Si tratta per lo più di manoscritti e stampe portate in Giappone da bibliofili nel corso degli ultimi due secoli, testimonianza cioè non di un legame storico ma di un interesse erudito, collezionistico; oppure di volumi acquistati dalle università giapponesi nell’ultimo quarto del Novecento, all’epoca dello yen onnipotente. Le biblioteche dell’Università di Kyoto, in particolare, sono state benedette dalla generosità di mecenati, diplomatici, alumni, e spiccano tra gli altri il fondo Ueno, una collezione di 27.000 volumi donata da Seiichi Ueno (1882-1970) e dal figlio Junichi (1910-1997), già proprietari di uno dei più grandi quotidiani giapponesi, l’Asahi Shimbun; il fondo antico di Sir Ernest Mason Satow (1843-1929), ambasciatore inglese, pioniere degli studi sull’editoria gesuita (The Jesuit Mission Press in Japan, 1591-1610); e la collezione dantesca donata poco prima della morte da Jukichi Oga (1865-1938), giornalista, corrispondente commerciale e studioso di Dante (A Dante Bibliography in Japan).
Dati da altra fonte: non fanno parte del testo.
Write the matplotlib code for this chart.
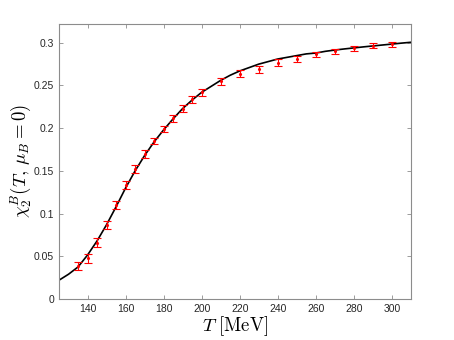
import numpy as np
import matplotlib
matplotlib.use('Agg')
import matplotlib.pyplot as plt

plt.rcParams['mathtext.fontset'] = 'cm'
plt.rcParams['font.family'] = ['Liberation Sans', 'DejaVu Sans']

# lattice data points (T in MeV, chi2^B, error)
T_data = [135, 140, 145, 150, 155, 160, 165, 170, 175, 180, 185, 190, 195, 200,
          210, 220, 230, 240, 250, 260, 270, 280, 290, 300]
chi_data = [0.0387, 0.0475, 0.066, 0.0867, 0.110, 0.1335, 0.152, 0.1696, 0.185, 0.199,
            0.2117, 0.223, 0.234, 0.2418, 0.255, 0.2637, 0.269, 0.2765, 0.281, 0.2864,
            0.290, 0.2937, 0.2965, 0.2984]
chi_err = [0.005, 0.005, 0.005, 0.005, 0.005, 0.005, 0.005, 0.005, 0.004, 0.004,
           0.004, 0.004, 0.004, 0.004, 0.004, 0.004, 0.004, 0.004, 0.004, 0.003,
           0.003, 0.003, 0.003, 0.003]

# model curve
T_curve = [125, 130, 135, 140, 145, 150, 155, 160, 165, 170, 175, 180, 185, 190,
           195, 200, 205, 210, 215, 220, 225, 230, 235, 240, 245, 250, 255, 260,
           265, 270, 275, 280, 285, 290, 295, 300, 305, 310]
chi_curve = [0.022, 0.029, 0.0375, 0.0515, 0.068, 0.087, 0.108, 0.130, 0.150, 0.168,
             0.184, 0.198, 0.211, 0.223, 0.233, 0.242, 0.249, 0.256, 0.262, 0.267,
             0.271, 0.275, 0.278, 0.281, 0.283, 0.285, 0.287, 0.288, 0.290, 0.2915,
             0.2928, 0.294, 0.2952, 0.2963, 0.2974, 0.2985, 0.2996, 0.3006]

fig = plt.figure(figsize=(4.54, 3.40), dpi=100)
ax = fig.add_axes([0.130, 0.1206, 0.775, 0.8088])

ax.plot(T_curve, chi_curve, color='black', linewidth=1.2, zorder=2)
ax.errorbar(T_data, chi_data, yerr=chi_err, fmt='.', color='red', ecolor='red',
            markersize=2.5, elinewidth=0.8, capsize=3, capthick=0.8, zorder=3)

ax.set_xlim(125, 310)
ax.set_ylim(0, 0.322)
ax.set_xticks([140, 160, 180, 200, 220, 240, 260, 280, 300])
ax.set_yticks([0, 0.05, 0.1, 0.15, 0.2, 0.25, 0.3])
ax.set_yticklabels(['0', '0.05', '0.1', '0.15', '0.2', '0.25', '0.3'])

for s in ax.spines.values():
    s.set_color('#8c8c8c')
    s.set_linewidth(0.8)
ax.tick_params(direction='in', length=3, width=0.6, color='#8c8c8c',
               labelsize=7.5, labelcolor='#262626', top=True, right=True)

ax.set_xlabel(r'$T\ [\mathrm{MeV}]$', fontsize=13.5, labelpad=0)
ax.set_ylabel(r'$\chi_2^B(T,\,\mu_B=0)$', fontsize=13.5, labelpad=1)

fig.savefig('out.png', dpi=100)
Ma non mancano neppure – e qui è lo speciale interesse della ricerca – documenti genuini dell’attività culturale svolta dai gesuiti in Giappone a partire dal secondo Cinquecento: martirologi, collezioni di notabilia, notizie sull’attività missionaria in Asia e sui costumi dei popoli da evangelizzare, sicché i dati raccolti in questo Iter Iaponicum potranno servire tanto ai filologi quanto ai cultori di Global history nella prima età moderna.

Nel 1994, licenziando gli indici dell’ultimo volume dell’Iter Italicum, Kristeller si augurava che la tradizione filologica da lui rappresentata venisse «portata avanti a lungo da parte di competenti giovani studiosi». Per la sua parte, e tra comprensibili difficoltà (l’ostacolo della lingua, le carenze nella catalogazione, una burocrazia spesso macchinosa, la dispersione dei materiali), l’Iter Iaponicum intende soddisfare questo auspicio.